As last month's fourth conference on Climate Change and Development showed, Africa will need strong leaders such as Fatima Denton – who will deliver IIED's 2014 Barbara Ward Lecture on Thursday – to tackle the issues of climate change.

Saleemul Huq's picture
Blog by
17 November 2014

Inspiring climate leaders, such as UNECA's Fatima Denton, are needed for Africa to tackle climate change (Photo: UNECA)

The fourth conference on Climate Change and Development held in Marrakech, Morocco, last month, revealed clear signs of how Africa's response to climate change offers a real chance for 'Afro-optimism' and an opportunity to change the narrative of the "dismal continent".

This need to change the narrative will be the focus of a speech by Dr. Fatima Denton, head of the Africa Climate Policy Centre (ACPC) at the United Nations Economic Conference for Africa (UNECA) when she speaks at the prestigious 2014 Barbara Ward Lecture in London on Thursday.

Back in Marrakech, several hundred participants from all across Africa, including farmers, scientists, representatives from the private sector, NGOs, youth, media, and the UN agencies, joined ministers and government officials at the UNECA-organised event to share and discuss ideas for approaching the twin challenges of adaptation and mitigation. I found some of these especially striking:

Mainstreaming climate change

It was very clear that all the organisations and countries present had moved beyond characterising climate change to actually tackling it. In doing so, they showed how ideas about tackling climate change (adaptation as well as mitigation) were starting to become part of their regular planning processes. 

This does not mean they have yet achieved very much. Mainstreaming climate change will take a long time, but the journey has begun. 

Tackling climate change at different levels

It was clear that different stakeholders were tackling climate change at many different levels – farmers planting drought resistant crops, young people selling clean energy, local level authorities planning local adaptation plans and the private sector developing and selling clean energy solutions.

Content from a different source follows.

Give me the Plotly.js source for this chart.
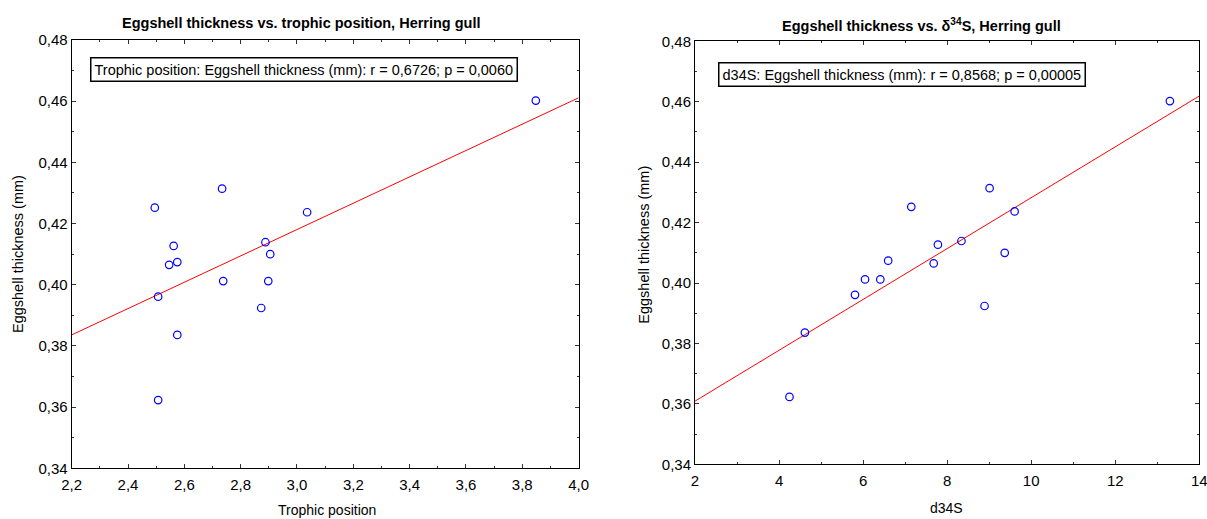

For example, actions were being taken at a national scale (such as Ethiopia's Green Development Plan) to local level adaptation planning in Kenya.

Adaptation and mitigation

One of the most interesting observations was that in many cases, at the ground level, adaptation and mitigation solutions were being developed hand in hand. In Zambia, for instance, solar pumps were being developed and used to draw water from wells where the rains had failed.

Urbanisation and climate change

One of the main aspects of Africa's development over future decades will be to tackle rapid urbanisation while also tackling climate change. Hence cities and city governments will have a key role to play in the future. Indeed, some cities in Africa, such as Durban in South Africa, are leading the way in doing so.

Youth and climate change

The other major nexus is between youth and climate change. Africa has the biggest proportion of young people among all continents and climate change will unfold as these young people grow up. Engaging Africa's young people in climate change activities must be a key strategy for the continent.

Climate leadership

Tackling climate change anywhere, but especially in Africa, will require leadership – not only from political leaders but from all walks of life. There are however positive signs that climate leadership is developing and spreading across the continent.

One of those inspiring leaders, Dr Denton will be giving her views on 'rewriting the narrative' on Africa and climate change at the Barbara Ward Lecture on Thursday.

As IIED director Camilla Toulmin recently wrote, while the continent faces high population growth and enormous changes, Africa can "use climate change as a business opportunity to transform key sectors, such as agriculture, energy and water, and secure livelihoods".

Together with leaders such as Denton, from politicians to youth and private entrepreneurs, Africa has begun the long and arduous journey to tackle climate change and build a low carbon climate resilient future for itself.